By Marina Malenic

The Pentagon leadership is “very consciously” moving to implement further programmatic changes in the fiscal year 2011 budget cycle using the latest round of a major weapons portfolio review conducted every four years, a top Defense Department official said yesterday.

Michele Flournoy, the undersecretary of defense for policy, said this year’s Quadrennial Defense Review (QDR) will have more practical ramifications for the Pentagon’s budget than QDRs of years past have had.

“This is not some separate process,” Flournoy told reporters at a Defense Writers Group breakfast in Washington. “This is creating the strategic framework that will drive” FY ’11 budget priorities.

She added that the review “is going to continue the process of rebalancing” the weapons portfolio to reflect the increasing emphasis on irregular warfare and unconventional threats begun by Defense Secretary Robert Gates in the administration’s FY ’10 budget proposal.

Flournoy noted that Gates will continue to drive the “rebalancing” process, which has been seen as the most dramatic shake-up in Pentagon spending priorities in decades.

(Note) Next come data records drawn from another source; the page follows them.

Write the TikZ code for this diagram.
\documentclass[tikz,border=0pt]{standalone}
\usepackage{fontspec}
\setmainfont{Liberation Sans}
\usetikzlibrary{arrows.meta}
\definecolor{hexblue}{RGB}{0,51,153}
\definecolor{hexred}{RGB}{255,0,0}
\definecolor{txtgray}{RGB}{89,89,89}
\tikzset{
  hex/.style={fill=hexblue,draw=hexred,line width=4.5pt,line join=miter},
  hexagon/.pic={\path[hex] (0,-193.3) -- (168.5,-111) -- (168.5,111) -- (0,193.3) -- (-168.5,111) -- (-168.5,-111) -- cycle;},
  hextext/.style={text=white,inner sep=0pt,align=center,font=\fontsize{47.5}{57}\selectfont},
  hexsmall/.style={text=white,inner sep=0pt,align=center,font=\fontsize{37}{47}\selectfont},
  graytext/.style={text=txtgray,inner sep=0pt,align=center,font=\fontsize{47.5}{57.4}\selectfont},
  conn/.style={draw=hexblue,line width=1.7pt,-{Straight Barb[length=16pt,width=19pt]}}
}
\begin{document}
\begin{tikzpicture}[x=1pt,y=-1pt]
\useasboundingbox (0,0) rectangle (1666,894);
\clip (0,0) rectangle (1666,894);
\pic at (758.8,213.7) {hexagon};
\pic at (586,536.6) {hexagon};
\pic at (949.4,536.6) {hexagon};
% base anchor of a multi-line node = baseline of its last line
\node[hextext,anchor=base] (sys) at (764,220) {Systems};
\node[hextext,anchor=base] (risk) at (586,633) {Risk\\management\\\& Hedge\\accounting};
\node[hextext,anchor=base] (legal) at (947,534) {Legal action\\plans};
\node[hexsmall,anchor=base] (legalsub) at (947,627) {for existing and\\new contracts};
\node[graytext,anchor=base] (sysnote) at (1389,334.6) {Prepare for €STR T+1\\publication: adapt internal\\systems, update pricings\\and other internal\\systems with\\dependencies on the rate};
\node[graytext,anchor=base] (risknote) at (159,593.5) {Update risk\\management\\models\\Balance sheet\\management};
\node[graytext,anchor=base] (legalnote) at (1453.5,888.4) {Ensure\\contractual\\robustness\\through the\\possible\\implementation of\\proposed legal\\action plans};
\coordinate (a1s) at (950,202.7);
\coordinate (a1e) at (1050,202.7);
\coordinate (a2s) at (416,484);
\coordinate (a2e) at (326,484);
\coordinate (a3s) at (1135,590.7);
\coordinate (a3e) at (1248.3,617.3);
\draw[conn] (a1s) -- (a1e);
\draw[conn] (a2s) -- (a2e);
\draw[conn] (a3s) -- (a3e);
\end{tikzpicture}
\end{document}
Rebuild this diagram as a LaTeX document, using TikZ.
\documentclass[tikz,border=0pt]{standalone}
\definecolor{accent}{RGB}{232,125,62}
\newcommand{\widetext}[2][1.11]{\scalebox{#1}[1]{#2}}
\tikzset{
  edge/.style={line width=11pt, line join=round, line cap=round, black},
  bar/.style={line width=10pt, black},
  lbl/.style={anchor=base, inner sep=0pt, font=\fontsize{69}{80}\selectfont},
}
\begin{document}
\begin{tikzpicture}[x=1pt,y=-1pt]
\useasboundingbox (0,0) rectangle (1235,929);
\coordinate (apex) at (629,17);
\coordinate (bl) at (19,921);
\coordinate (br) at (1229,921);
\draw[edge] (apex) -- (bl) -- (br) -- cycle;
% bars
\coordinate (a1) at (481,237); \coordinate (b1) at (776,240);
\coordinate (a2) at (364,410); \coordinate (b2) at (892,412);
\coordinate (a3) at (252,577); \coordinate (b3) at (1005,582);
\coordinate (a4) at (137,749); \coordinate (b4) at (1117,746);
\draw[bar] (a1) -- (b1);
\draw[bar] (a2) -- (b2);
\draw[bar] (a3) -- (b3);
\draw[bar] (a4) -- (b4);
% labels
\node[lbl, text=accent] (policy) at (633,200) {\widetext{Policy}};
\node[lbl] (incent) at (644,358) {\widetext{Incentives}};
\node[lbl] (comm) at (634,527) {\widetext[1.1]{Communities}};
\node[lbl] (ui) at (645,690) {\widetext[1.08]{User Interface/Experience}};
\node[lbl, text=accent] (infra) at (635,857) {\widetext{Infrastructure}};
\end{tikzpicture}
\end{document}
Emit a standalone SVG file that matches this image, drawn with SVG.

“Some QDRs have been bottom up processes,” she explained. “This one is not. Secretary Gates is very engaged…This is a leader driven process.”

Flournoy attributed Gates’ more activist role to continuity–because President Obama chose to retain the secretary, there was a clear defense strategy in place from the get-go. Normally, she said, a new administration cannot begin the QDR process with well-defined priorities as quickly as Gates’ team was able to do.

The review will continue into the early part of next year when the FY ’11 budget is submitted to Congress, according to Flournoy. But Pentagon leaders want to have a list of major insights completed by the end of the summer to inform programmatic decisions.

Since the 1990s, the Pentagon has planned for the possibility of conducting two major combat operations simultaneously. Asked whether that assumption would endure in the department’s force sizing construct, Flournoy said it would be “on the table for discussion.”

“That will be one of the end products of the QDR,” she said.

Flournoy also depicted the Obama administration’s overall foreign policy outlook as “pragmatic” and said she sees a need to balance America’s strength with reliance on allies.

“We are uniquely positioned to play a leadership role,” she said. “At the same time, I do think the world is becoming a more multipolar place.”

She added that the very definition of military might is evolving.

“I do believe that our military needs to remain second to none,” she said. “But what that means is changing. This is why we’re conducting the QDR.”

Flournoy noted that America’s adversaries learned a profound lesson from Operation Desert Storm: If you try to take the United States military head-on in a conventional war, you are going to lose.

“So that’s driven others to invest in highly asymmetric approaches that undermine our strengths and exploit our weaknesses,” she explained. “That is the world we have to adapt to and that the military has to adapt to.”